- **Provided material**

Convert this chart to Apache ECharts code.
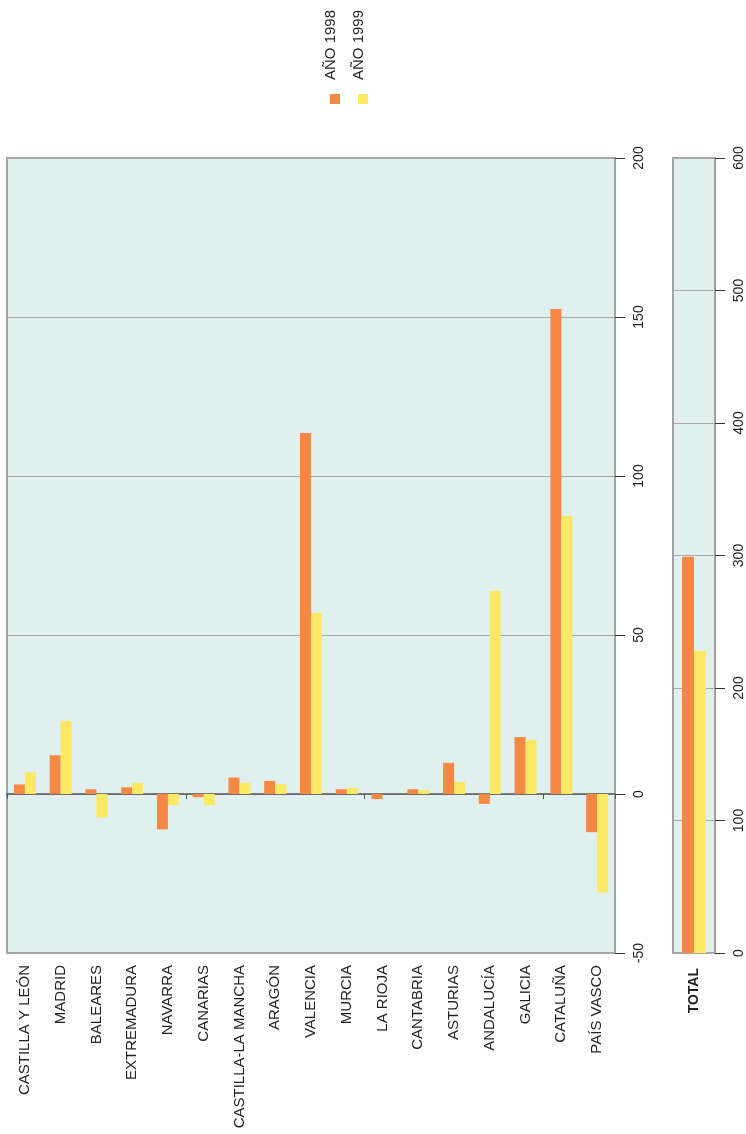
<!DOCTYPE html>
<html>
  <head>
    <meta charset="UTF-8" />
    <title>Año 1998 / Año 1999</title>
    <style>
      html, body { margin: 0; padding: 0; background: #fff; }
      #chart { width: 746px; height: 1134px; }
    </style>
    <script src="https://cdn.jsdelivr.net/npm/echarts@6/dist/echarts.min.js"></script>
  </head>
  <body>
    <div id="chart"></div>
    <script>
      const regiones = [
        "CASTILLA Y LEÓN", "MADRID", "BALEARES", "EXTREMADURA", "NAVARRA",
        "CANARIAS", "CASTILLA-LA MANCHA", "ARAGÓN", "VALENCIA", "MURCIA",
        "LA RIOJA", "CANTABRIA", "ASTURIAS", "ANDALUCÍA", "GALICIA",
        "CATALUÑA", "PAÍS VASCO"
      ];
      const ano1998 = [3, 12.2, 1.5, 2.1, -11.1, -1, 5.2, 4.1, 113.5, 1.5, -1.6, 1.5, 9.8, -3.1, 17.9, 152.5, -12];
      const ano1999 = [6.8, 23, -7.4, 3.5, -3.5, -3.5, 3.5, 3.1, 56.9, 1.9, 0, 1.3, 3.8, 63.8, 17, 87.4, -31];
      const totalCat = ["TOTAL"];
      const total1998 = [299];
      const total1999 = [228];
      const nombres = ["AÑO 1998", "AÑO 1999"];
      const colores = ["#f68843", "#fbe963"];

      const chart = echarts.init(document.getElementById("chart"));
      const font = "Liberation Sans";
      const txt = "#231f20";

      const gridBase = {
        show: true,
        backgroundColor: "#e0f0ef",
        borderColor: "#a3a3a3",
        borderWidth: 2,
        containLabel: false
      };

      const valueAxis = (grid, min, max, interval) => ({
        type: "value",
        gridIndex: grid,
        position: "right",
        min: min,
        max: max,
        interval: interval,
        axisLine: { show: false },
        axisTick: { show: true, length: 10, lineStyle: { color: "#333", width: 1 } },
        axisLabel: { rotate: 90, margin: 17, color: txt, fontFamily: font, fontSize: 14 },
        splitLine: { lineStyle: { color: "#a8a8a8", width: 1 } }
      });

      const option = {
        animation: false,
        legend: [0, 1].map((i) => ({
          data: [nombres[i]],
          left: 325 + i * 28,
          top: 89,
          itemWidth: 10,
          itemHeight: 10,
          icon: "rect",
          selectedMode: false,
          formatter: () => ""
        })),
        graphic: [0, 1].map((i) => ({
          type: "text",
          x: 331 + i * 28,
          y: 80,
          rotation: Math.PI / 2,
          style: {
            text: nombres[i],
            fill: txt,
            font: "15px " + font,
            align: "left",
            verticalAlign: "middle"
          }
        })),
        grid: [
          Object.assign({ left: 7, right: 131, top: 158, bottom: 181 }, gridBase),
          Object.assign({ left: 673, right: 31, top: 158, bottom: 181 }, gridBase)
        ],
        xAxis: [
          {
            type: "category",
            gridIndex: 0,
            position: "bottom",
            data: regiones,
            axisLine: { show: false, onZero: false },
            axisTick: { show: false },
            axisLabel: { rotate: 90, margin: 12, interval: 0, color: txt, fontFamily: font, fontSize: 15 }
          },
          {
            type: "category",
            gridIndex: 0,
            position: "bottom",
            data: regiones,
            axisLine: { show: true, onZero: true, lineStyle: { color: "#555", width: 1.5 } },
            axisTick: { show: true, length: 5, lineStyle: { color: "#555", width: 1 } },
            axisLabel: { show: false }
          },
          {
            type: "category",
            gridIndex: 1,
            position: "bottom",
            data: totalCat,
            axisLine: { show: false },
            axisTick: { show: false },
            axisLabel: { rotate: 90, margin: 15, color: txt, fontFamily: font, fontSize: 14, fontWeight: "bold" }
          }
        ],
        yAxis: [
          valueAxis(0, -50, 200, 50),
          valueAxis(1, 0, 600, 100)
        ],
        series: [
          { name: nombres[0], type: "bar", xAxisIndex: 0, yAxisIndex: 0, data: ano1998, barWidth: 11, barGap: "0%", itemStyle: { color: colores[0] } },
          { name: nombres[1], type: "bar", xAxisIndex: 0, yAxisIndex: 0, data: ano1999, barWidth: 11, barGap: "0%", itemStyle: { color: colores[1] } },
          { name: nombres[0], type: "bar", xAxisIndex: 2, yAxisIndex: 1, data: total1998, barWidth: 12, barGap: "0%", itemStyle: { color: colores[0] } },
          { name: nombres[1], type: "bar", xAxisIndex: 2, yAxisIndex: 1, data: total1999, barWidth: 12, barGap: "0%", itemStyle: { color: colores[1] } }
        ]
      };

      chart.setOption(option);
    </script>
  </body>
</html>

- **What is being asked**
Give every line back word for word and leave the pictures out.

- **Task response**
Convert this chart to Apache ECharts code.
<!DOCTYPE html>
<html>
  <head>
    <meta charset="UTF-8" />
    <title>Año 1998 / Año 1999</title>
    <style>
      html, body { margin: 0; padding: 0; background: #fff; }
      #chart { width: 746px; height: 1134px; }
    </style>
    <script src="https://cdn.jsdelivr.net/npm/echarts@6/dist/echarts.min.js"></script>
  </head>
  <body>
    <div id="chart"></div>
    <script>
      const regiones = [
        "CASTILLA Y LEÓN", "MADRID", "BALEARES", "EXTREMADURA", "NAVARRA",
        "CANARIAS", "CASTILLA-LA MANCHA", "ARAGÓN", "VALENCIA", "MURCIA",
        "LA RIOJA", "CANTABRIA", "ASTURIAS", "ANDALUCÍA", "GALICIA",
        "CATALUÑA", "PAÍS VASCO"
      ];
      const ano1998 = [3, 12.2, 1.5, 2.1, -11.1, -1, 5.2, 4.1, 113.5, 1.5, -1.6, 1.5, 9.8, -3.1, 17.9, 152.5, -12];
      const ano1999 = [6.8, 23, -7.4, 3.5, -3.5, -3.5, 3.5, 3.1, 56.9, 1.9, 0, 1.3, 3.8, 63.8, 17, 87.4, -31];
      const totalCat = ["TOTAL"];
      const total1998 = [299];
      const total1999 = [228];
      const nombres = ["AÑO 1998", "AÑO 1999"];
      const colores = ["#f68843", "#fbe963"];

      const chart = echarts.init(document.getElementById("chart"));
      const font = "Liberation Sans";
      const txt = "#231f20";

      const gridBase = {
        show: true,
        backgroundColor: "#e0f0ef",
        borderColor: "#a3a3a3",
        borderWidth: 2,
        containLabel: false
      };

      const valueAxis = (grid, min, max, interval) => ({
        type: "value",
        gridIndex: grid,
        position: "right",
        min: min,
        max: max,
        interval: interval,
        axisLine: { show: false },
        axisTick: { show: true, length: 10, lineStyle: { color: "#333", width: 1 } },
        axisLabel: { rotate: 90, margin: 17, color: txt, fontFamily: font, fontSize: 14 },
        splitLine: { lineStyle: { color: "#a8a8a8", width: 1 } }
      });

      const option = {
        animation: false,
        legend: [0, 1].map((i) => ({
          data: [nombres[i]],
          left: 325 + i * 28,
          top: 89,
          itemWidth: 10,
          itemHeight: 10,
          icon: "rect",
          selectedMode: false,
          formatter: () => ""
        })),
        graphic: [0, 1].map((i) => ({
          type: "text",
          x: 331 + i * 28,
          y: 80,
          rotation: Math.PI / 2,
          style: {
            text: nombres[i],
            fill: txt,
            font: "15px " + font,
            align: "left",
            verticalAlign: "middle"
          }
        })),
        grid: [
          Object.assign({ left: 7, right: 131, top: 158, bottom: 181 }, gridBase),
          Object.assign({ left: 673, right: 31, top: 158, bottom: 181 }, gridBase)
        ],
        xAxis: [
          {
            type: "category",
            gridIndex: 0,
            position: "bottom",
            data: regiones,
            axisLine: { show: false, onZero: false },
            axisTick: { show: false },
            axisLabel: { rotate: 90, margin: 12, interval: 0, color: txt, fontFamily: font, fontSize: 15 }
          },
          {
            type: "category",
            gridIndex: 0,
            position: "bottom",
            data: regiones,
            axisLine: { show: true, onZero: true, lineStyle: { color: "#555", width: 1.5 } },
            axisTick: { show: true, length: 5, lineStyle: { color: "#555", width: 1 } },
            axisLabel: { show: false }
          },
          {
            type: "category",
            gridIndex: 1,
            position: "bottom",
            data: totalCat,
            axisLine: { show: false },
            axisTick: { show: false },
            axisLabel: { rotate: 90, margin: 15, color: txt, fontFamily: font, fontSize: 14, fontWeight: "bold" }
          }
        ],
        yAxis: [
          valueAxis(0, -50, 200, 50),
          valueAxis(1, 0, 600, 100)
        ],
        series: [
          { name: nombres[0], type: "bar", xAxisIndex: 0, yAxisIndex: 0, data: ano1998, barWidth: 11, barGap: "0%", itemStyle: { color: colores[0] } },
          { name: nombres[1], type: "bar", xAxisIndex: 0, yAxisIndex: 0, data: ano1999, barWidth: 11, barGap: "0%", itemStyle: { color: colores[1] } },
          { name: nombres[0], type: "bar", xAxisIndex: 2, yAxisIndex: 1, data: total1998, barWidth: 12, barGap: "0%", itemStyle: { color: colores[0] } },
          { name: nombres[1], type: "bar", xAxisIndex: 2, yAxisIndex: 1, data: total1999, barWidth: 12, barGap: "0%", itemStyle: { color: colores[1] } }
        ]
      };

      chart.setOption(option);
    </script>
  </body>
</html>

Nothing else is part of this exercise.